Instruction: Give back every line exactly as it appears, pictures excluded.

Information supplied:

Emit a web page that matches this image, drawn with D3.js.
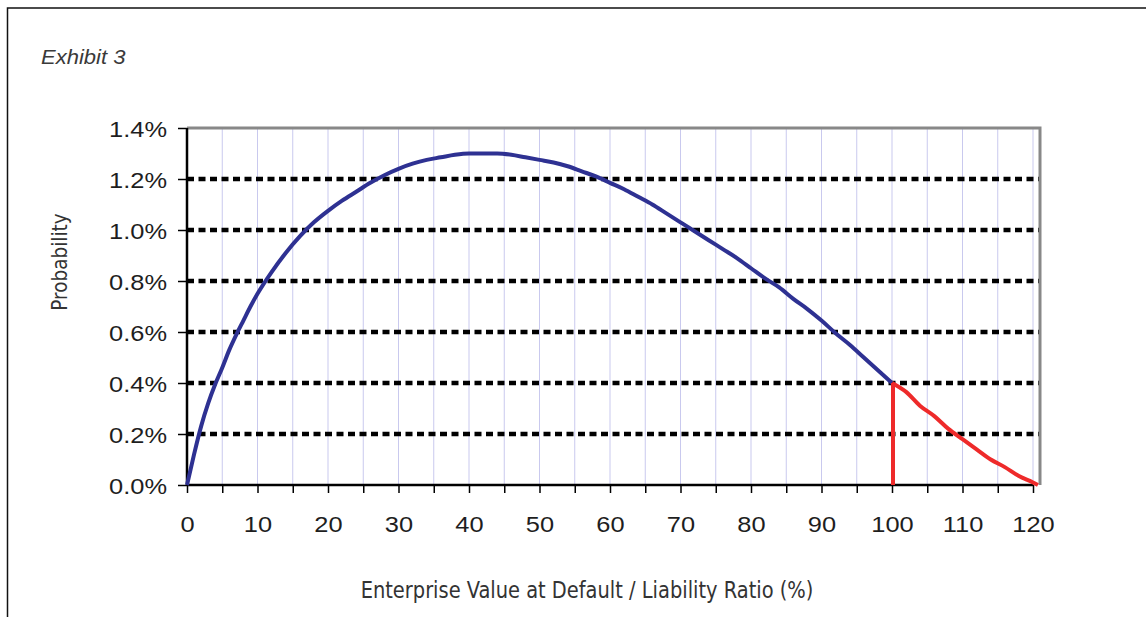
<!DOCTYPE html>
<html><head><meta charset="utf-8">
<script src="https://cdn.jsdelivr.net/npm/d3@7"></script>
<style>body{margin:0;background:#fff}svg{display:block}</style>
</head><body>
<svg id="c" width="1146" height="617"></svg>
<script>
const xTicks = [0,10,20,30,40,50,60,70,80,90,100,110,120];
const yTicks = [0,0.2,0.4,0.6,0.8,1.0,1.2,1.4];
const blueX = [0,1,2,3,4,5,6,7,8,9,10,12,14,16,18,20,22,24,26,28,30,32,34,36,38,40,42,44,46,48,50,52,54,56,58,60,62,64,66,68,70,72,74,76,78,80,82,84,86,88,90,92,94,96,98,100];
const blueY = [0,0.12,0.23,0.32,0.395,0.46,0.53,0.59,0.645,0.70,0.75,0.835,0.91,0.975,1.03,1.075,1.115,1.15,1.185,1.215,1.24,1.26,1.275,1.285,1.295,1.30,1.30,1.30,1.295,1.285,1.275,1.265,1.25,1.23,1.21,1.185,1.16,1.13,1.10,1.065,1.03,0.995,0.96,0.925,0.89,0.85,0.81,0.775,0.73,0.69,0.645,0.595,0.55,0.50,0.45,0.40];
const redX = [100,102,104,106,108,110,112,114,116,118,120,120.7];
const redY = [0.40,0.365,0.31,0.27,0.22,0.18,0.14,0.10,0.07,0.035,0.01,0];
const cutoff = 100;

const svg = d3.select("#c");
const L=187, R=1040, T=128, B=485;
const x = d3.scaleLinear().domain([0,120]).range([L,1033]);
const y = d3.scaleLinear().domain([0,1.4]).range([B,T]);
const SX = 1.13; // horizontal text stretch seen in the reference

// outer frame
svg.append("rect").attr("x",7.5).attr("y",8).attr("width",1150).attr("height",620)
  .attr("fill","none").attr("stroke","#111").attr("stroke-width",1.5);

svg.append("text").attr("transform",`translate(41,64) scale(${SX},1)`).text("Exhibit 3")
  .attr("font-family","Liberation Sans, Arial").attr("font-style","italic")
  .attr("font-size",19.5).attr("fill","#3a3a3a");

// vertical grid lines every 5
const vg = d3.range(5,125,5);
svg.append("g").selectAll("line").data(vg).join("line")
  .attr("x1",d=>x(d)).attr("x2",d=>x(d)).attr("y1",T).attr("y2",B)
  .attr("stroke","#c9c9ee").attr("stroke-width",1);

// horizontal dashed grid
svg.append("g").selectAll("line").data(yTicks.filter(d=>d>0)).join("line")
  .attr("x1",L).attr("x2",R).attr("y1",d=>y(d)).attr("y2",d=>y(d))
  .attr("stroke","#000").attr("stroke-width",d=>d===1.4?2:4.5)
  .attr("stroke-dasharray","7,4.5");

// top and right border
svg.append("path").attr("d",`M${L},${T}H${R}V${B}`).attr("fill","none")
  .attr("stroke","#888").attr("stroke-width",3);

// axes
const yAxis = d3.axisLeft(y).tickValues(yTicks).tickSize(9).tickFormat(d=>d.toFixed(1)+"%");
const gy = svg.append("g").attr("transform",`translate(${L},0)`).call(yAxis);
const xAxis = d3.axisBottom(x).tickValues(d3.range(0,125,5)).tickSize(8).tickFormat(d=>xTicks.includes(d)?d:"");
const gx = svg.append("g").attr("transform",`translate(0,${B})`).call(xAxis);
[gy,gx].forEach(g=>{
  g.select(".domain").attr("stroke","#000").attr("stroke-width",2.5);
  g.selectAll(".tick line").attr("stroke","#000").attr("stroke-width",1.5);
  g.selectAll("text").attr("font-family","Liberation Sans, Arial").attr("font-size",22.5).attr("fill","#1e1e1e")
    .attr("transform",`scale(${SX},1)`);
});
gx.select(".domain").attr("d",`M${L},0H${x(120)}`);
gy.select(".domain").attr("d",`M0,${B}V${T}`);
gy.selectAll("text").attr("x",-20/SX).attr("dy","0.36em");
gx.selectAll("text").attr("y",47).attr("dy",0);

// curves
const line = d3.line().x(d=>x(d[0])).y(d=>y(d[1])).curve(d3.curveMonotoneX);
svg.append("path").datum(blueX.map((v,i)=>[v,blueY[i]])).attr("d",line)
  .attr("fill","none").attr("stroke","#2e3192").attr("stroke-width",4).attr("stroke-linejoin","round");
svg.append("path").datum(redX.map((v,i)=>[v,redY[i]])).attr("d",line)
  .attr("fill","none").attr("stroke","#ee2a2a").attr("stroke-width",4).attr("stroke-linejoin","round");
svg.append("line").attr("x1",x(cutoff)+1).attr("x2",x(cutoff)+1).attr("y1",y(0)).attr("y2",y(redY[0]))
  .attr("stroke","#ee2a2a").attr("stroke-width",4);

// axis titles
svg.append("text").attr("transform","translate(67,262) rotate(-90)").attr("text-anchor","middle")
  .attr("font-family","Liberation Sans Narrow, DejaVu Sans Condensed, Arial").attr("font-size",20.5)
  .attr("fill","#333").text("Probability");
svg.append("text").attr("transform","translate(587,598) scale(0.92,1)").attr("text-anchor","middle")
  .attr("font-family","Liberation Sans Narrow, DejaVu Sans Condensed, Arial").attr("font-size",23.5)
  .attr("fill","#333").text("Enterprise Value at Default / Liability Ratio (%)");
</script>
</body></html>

Result of the task:
Emit a web page that matches this image, drawn with D3.js.
<!DOCTYPE html>
<html><head><meta charset="utf-8">
<script src="https://cdn.jsdelivr.net/npm/d3@7"></script>
<style>body{margin:0;background:#fff}svg{display:block}</style>
</head><body>
<svg id="c" width="1146" height="617"></svg>
<script>
const xTicks = [0,10,20,30,40,50,60,70,80,90,100,110,120];
const yTicks = [0,0.2,0.4,0.6,0.8,1.0,1.2,1.4];
const blueX = [0,1,2,3,4,5,6,7,8,9,10,12,14,16,18,20,22,24,26,28,30,32,34,36,38,40,42,44,46,48,50,52,54,56,58,60,62,64,66,68,70,72,74,76,78,80,82,84,86,88,90,92,94,96,98,100];
const blueY = [0,0.12,0.23,0.32,0.395,0.46,0.53,0.59,0.645,0.70,0.75,0.835,0.91,0.975,1.03,1.075,1.115,1.15,1.185,1.215,1.24,1.26,1.275,1.285,1.295,1.30,1.30,1.30,1.295,1.285,1.275,1.265,1.25,1.23,1.21,1.185,1.16,1.13,1.10,1.065,1.03,0.995,0.96,0.925,0.89,0.85,0.81,0.775,0.73,0.69,0.645,0.595,0.55,0.50,0.45,0.40];
const redX = [100,102,104,106,108,110,112,114,116,118,120,120.7];
const redY = [0.40,0.365,0.31,0.27,0.22,0.18,0.14,0.10,0.07,0.035,0.01,0];
const cutoff = 100;

const svg = d3.select("#c");
const L=187, R=1040, T=128, B=485;
const x = d3.scaleLinear().domain([0,120]).range([L,1033]);
const y = d3.scaleLinear().domain([0,1.4]).range([B,T]);
const SX = 1.13; // horizontal text stretch seen in the reference

// outer frame
svg.append("rect").attr("x",7.5).attr("y",8).attr("width",1150).attr("height",620)
  .attr("fill","none").attr("stroke","#111").attr("stroke-width",1.5);

svg.append("text").attr("transform",`translate(41,64) scale(${SX},1)`).text("Exhibit 3")
  .attr("font-family","Liberation Sans, Arial").attr("font-style","italic")
  .attr("font-size",19.5).attr("fill","#3a3a3a");

// vertical grid lines every 5
const vg = d3.range(5,125,5);
svg.append("g").selectAll("line").data(vg).join("line")
  .attr("x1",d=>x(d)).attr("x2",d=>x(d)).attr("y1",T).attr("y2",B)
  .attr("stroke","#c9c9ee").attr("stroke-width",1);

// horizontal dashed grid
svg.append("g").selectAll("line").data(yTicks.filter(d=>d>0)).join("line")
  .attr("x1",L).attr("x2",R).attr("y1",d=>y(d)).attr("y2",d=>y(d))
  .attr("stroke","#000").attr("stroke-width",d=>d===1.4?2:4.5)
  .attr("stroke-dasharray","7,4.5");

// top and right border
svg.append("path").attr("d",`M${L},${T}H${R}V${B}`).attr("fill","none")
  .attr("stroke","#888").attr("stroke-width",3);

// axes
const yAxis = d3.axisLeft(y).tickValues(yTicks).tickSize(9).tickFormat(d=>d.toFixed(1)+"%");
const gy = svg.append("g").attr("transform",`translate(${L},0)`).call(yAxis);
const xAxis = d3.axisBottom(x).tickValues(d3.range(0,125,5)).tickSize(8).tickFormat(d=>xTicks.includes(d)?d:"");
const gx = svg.append("g").attr("transform",`translate(0,${B})`).call(xAxis);
[gy,gx].forEach(g=>{
  g.select(".domain").attr("stroke","#000").attr("stroke-width",2.5);
  g.selectAll(".tick line").attr("stroke","#000").attr("stroke-width",1.5);
  g.selectAll("text").attr("font-family","Liberation Sans, Arial").attr("font-size",22.5).attr("fill","#1e1e1e")
    .attr("transform",`scale(${SX},1)`);
});
gx.select(".domain").attr("d",`M${L},0H${x(120)}`);
gy.select(".domain").attr("d",`M0,${B}V${T}`);
gy.selectAll("text").attr("x",-20/SX).attr("dy","0.36em");
gx.selectAll("text").attr("y",47).attr("dy",0);

// curves
const line = d3.line().x(d=>x(d[0])).y(d=>y(d[1])).curve(d3.curveMonotoneX);
svg.append("path").datum(blueX.map((v,i)=>[v,blueY[i]])).attr("d",line)
  .attr("fill","none").attr("stroke","#2e3192").attr("stroke-width",4).attr("stroke-linejoin","round");
svg.append("path").datum(redX.map((v,i)=>[v,redY[i]])).attr("d",line)
  .attr("fill","none").attr("stroke","#ee2a2a").attr("stroke-width",4).attr("stroke-linejoin","round");
svg.append("line").attr("x1",x(cutoff)+1).attr("x2",x(cutoff)+1).attr("y1",y(0)).attr("y2",y(redY[0]))
  .attr("stroke","#ee2a2a").attr("stroke-width",4);

// axis titles
svg.append("text").attr("transform","translate(67,262) rotate(-90)").attr("text-anchor","middle")
  .attr("font-family","Liberation Sans Narrow, DejaVu Sans Condensed, Arial").attr("font-size",20.5)
  .attr("fill","#333").text("Probability");
svg.append("text").attr("transform","translate(587,598) scale(0.92,1)").attr("text-anchor","middle")
  .attr("font-family","Liberation Sans Narrow, DejaVu Sans Condensed, Arial").attr("font-size",23.5)
  .attr("fill","#333").text("Enterprise Value at Default / Liability Ratio (%)");
</script>
</body></html>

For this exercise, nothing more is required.